Lilia Hemedzhy est ciblée pour son travail en faveur des droits humains depuis de nombreuses années. En octobre 2018, lors d’une réunion de Crimean Solidarity, Lilia Hemedzhy et Edem Semedlyaev ont reçu des « avertissements » en tant qu’organisateurs présumés d’activités extrémistes. Emil Kurbedinov a reçu les mêmes avertissements quelques jours plus tard. En février 2020, la présidente du Barreau de la République tchétchène a entamé des procédures disciplinaires contre Lilia Hemedzhy, pour une publication sur Internet dans laquelle elle déclarait que la plupart des Tatars de Crimée sont poursuivis pour des accusations de « terrorisme ». Le vice-président du Barreau de la République tchétchène, qui a complété les procédures, a déclaré que Lilia Hemedzhy a violé l’éthique professionnelle d’un avocat, mais aucune sanction disciplinaire n’a été prise contre elle. En août 2020, alors que Lilia Hemedzhy représentait le défenseur des droits humains Server Mustafayev devant le tribunal militaire du district sud de Rostov-sur-le-Don, le juge a rendu une décision spéciale. Lilia Hemedzhy a demandé trois fois de faire venir un témoin, mais le juge n’a pas répondu. Lorsque l’avocate a continué à parler, le juge aurait levé à voix contre elle et a quitté la salle d’audience ; il est revenu une heure plus tard avec la décision spéciale.

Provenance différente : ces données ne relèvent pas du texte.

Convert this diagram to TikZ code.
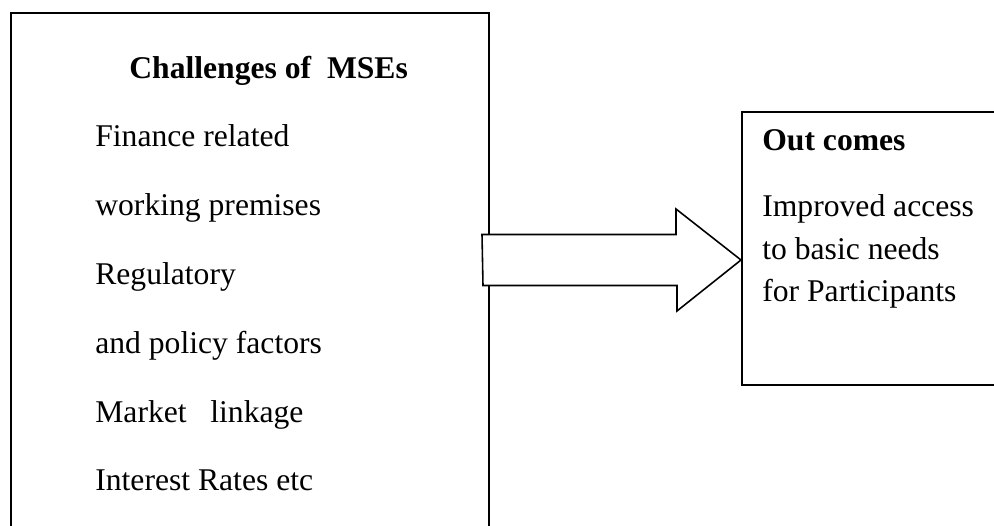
\documentclass[tikz,border=0pt]{standalone}
\usepackage{fontspec}
\setmainfont{Liberation Serif}
\usetikzlibrary{positioning}

\tikzset{
  boxx/.style={draw, line width=1.1pt, inner sep=0pt, anchor=north west},
  itemtxt/.style={anchor=base west, inner sep=0pt, font=\fontsize{18}{22}\selectfont},
  headtxt/.style={itemtxt, font=\fontsize{18}{22}\selectfont\bfseries},
  blockarrow/.style={draw, fill=white, line width=0.9pt, line join=miter}
}

\begin{document}
\begin{tikzpicture}[x=0.02cm,y=-0.02cm]
\clip (0,0) rectangle (994,526);

% the two boxes
\node[boxx, minimum width=9.554cm, minimum height=11cm] (mses) at (10,12) {};
\node[boxx, line width=1pt, minimum width=5.4cm, minimum height=5.46cm] (outc) at (741,111) {};

% left box text
\node[headtxt] (mtitle) at (129,79) {Challenges of\ \ MSEs};
\foreach \t [count=\i] in {Finance related,working premises,Regulatory,and policy factors,Market\ \ \ linkage,Interest Rates etc}
{
\node[itemtxt] (c\i) at (95,{147+68.8*(\i-1)}) {\t};
}

% right box text
\node[headtxt] (otitle) at (762,151) {Out comes};
\node[itemtxt] (o1) at (762,217) {Improved access};
\node[itemtxt] (o2) at (762,260) {to basic needs};
\node[itemtxt] (o3) at (762,302) {for Participants};

% block arrow
\coordinate (tail) at (482,260);
\coordinate (tip) at (outc.west |- tail);
\draw[blockarrow] (tail) ++(0,-25.5) -- ++(194,0) -- ++(0,-25.5) -- (tip) -- ++(-64,51) -- ++(0,-25.5) -- ++(-194,0) -- cycle;
\end{tikzpicture}
\end{document}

Le 26 mai 2022, Nazim Sheikhmambetov a été arrêté lors d’une audience alors qu’il représentait son collègue Edem Semedlyaev, et a été condamné à 8 jours de détention administrative. Depuis l’automne 2021, Edem Semedlyaev a passé 12 jours en détention administrative et a reçu deux amendes. Nazim Sheikhmambetov a représenté Edem Semedlyaev pour avoir soi-disant « discréditer les actions des forces armées russes » après avoir été tagué dans un message sur Facebook. Deux collègues de Nazim Sheikhmambetov, les avocats Ayder Azamatov et Emine Avamileva, ont été arrêtés un jour après lui. Ayder Azamatov a été condamné à 8 jours d’arrestation administrative, tandis qu’Emine Avamileva a été condamnée à 5 jours. Les accusations étaient fondées sur un événement qui s’est déroulé en octobre 2021 devant l’entrée du poste de police ; les avocats et leurs auditeurs s’étaient réunis à l’extérieur pour faire des déclarations à la presse. La cour a conclu que ce rassemblement était un rassemblement illégal de citoyens.

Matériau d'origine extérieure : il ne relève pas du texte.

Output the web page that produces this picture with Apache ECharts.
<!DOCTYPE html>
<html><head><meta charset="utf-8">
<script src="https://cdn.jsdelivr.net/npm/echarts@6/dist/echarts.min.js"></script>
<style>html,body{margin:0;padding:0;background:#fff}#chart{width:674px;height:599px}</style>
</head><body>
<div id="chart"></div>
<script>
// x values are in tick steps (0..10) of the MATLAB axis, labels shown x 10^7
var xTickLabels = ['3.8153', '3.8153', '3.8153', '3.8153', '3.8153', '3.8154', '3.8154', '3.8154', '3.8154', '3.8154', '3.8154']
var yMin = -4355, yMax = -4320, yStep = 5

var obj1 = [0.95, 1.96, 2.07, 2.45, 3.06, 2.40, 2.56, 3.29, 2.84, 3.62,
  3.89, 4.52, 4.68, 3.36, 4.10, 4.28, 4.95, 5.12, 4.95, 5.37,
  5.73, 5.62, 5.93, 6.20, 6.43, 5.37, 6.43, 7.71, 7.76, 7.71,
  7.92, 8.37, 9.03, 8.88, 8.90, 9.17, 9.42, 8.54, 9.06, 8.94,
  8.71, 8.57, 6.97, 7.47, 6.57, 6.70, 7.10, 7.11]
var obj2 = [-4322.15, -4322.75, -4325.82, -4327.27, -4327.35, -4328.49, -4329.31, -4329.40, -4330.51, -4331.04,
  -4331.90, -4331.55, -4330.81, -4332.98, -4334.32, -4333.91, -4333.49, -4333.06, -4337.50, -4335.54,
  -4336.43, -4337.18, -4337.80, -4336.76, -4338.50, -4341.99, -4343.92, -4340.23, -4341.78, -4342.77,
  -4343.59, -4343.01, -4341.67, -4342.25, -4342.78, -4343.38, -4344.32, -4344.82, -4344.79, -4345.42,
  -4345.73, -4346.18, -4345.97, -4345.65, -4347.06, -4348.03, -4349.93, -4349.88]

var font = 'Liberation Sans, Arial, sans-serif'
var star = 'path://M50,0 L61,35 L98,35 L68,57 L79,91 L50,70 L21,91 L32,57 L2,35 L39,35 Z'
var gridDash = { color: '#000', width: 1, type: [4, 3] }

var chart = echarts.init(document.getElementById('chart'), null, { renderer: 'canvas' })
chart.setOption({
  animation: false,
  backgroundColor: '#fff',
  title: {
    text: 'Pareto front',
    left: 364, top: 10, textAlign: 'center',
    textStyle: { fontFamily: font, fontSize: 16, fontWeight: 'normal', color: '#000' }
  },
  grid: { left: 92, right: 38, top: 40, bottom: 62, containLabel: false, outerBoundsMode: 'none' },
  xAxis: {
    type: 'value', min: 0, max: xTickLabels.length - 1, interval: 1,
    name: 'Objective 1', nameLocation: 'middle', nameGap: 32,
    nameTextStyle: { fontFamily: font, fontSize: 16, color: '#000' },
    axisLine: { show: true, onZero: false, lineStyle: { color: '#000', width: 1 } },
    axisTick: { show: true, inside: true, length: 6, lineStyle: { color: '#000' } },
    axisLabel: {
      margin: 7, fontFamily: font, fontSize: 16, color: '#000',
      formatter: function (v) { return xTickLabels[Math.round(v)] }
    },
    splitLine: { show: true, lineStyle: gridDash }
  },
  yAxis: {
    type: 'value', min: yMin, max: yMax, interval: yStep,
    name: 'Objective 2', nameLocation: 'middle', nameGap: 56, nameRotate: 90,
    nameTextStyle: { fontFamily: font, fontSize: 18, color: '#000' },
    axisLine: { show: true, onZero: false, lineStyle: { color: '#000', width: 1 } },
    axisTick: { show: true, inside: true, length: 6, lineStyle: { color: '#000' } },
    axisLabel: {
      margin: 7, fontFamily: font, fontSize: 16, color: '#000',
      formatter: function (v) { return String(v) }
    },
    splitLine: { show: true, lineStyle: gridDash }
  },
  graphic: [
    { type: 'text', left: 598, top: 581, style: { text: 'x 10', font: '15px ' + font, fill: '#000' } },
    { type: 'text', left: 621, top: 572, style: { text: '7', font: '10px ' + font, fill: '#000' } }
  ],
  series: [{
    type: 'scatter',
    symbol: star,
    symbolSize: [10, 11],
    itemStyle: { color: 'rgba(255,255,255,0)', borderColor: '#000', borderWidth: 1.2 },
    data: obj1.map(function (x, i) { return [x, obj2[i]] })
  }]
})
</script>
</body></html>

Front Line Defenders condamne la radiation de Lilia Hemedzhy, Rustem Kyamilev et Nazim Sheikhmambetov. Elle estime que leur radiation du Barreau est une mesure de représailles claire contre leur travail légitime et pacifique en tant qu’avocats en droits humains et pour avoir exprimé leurs préoccupations au sujet des violations continues des droits humains en Crimée. Le ciblage et la persécution systémique des avocats en droits humains par les autorités russes font partie d’une tendance inquiétante en Crimée depuis son annexion en 2014. Cette persécution systémique comprend des poursuites judiciaires soutenues, des descentes dans les bureaux, des sanctions disciplinaires, des menaces de radiation et des radiations effectives du Barreau. Front Line Defenders exhorte les autorités russes à mettre fin à tous les actes de harcèlement, y compris aux niveaux administratif et judiciaire, contre tous les défenseur⸱ses des droits humains et avocats en Crimée.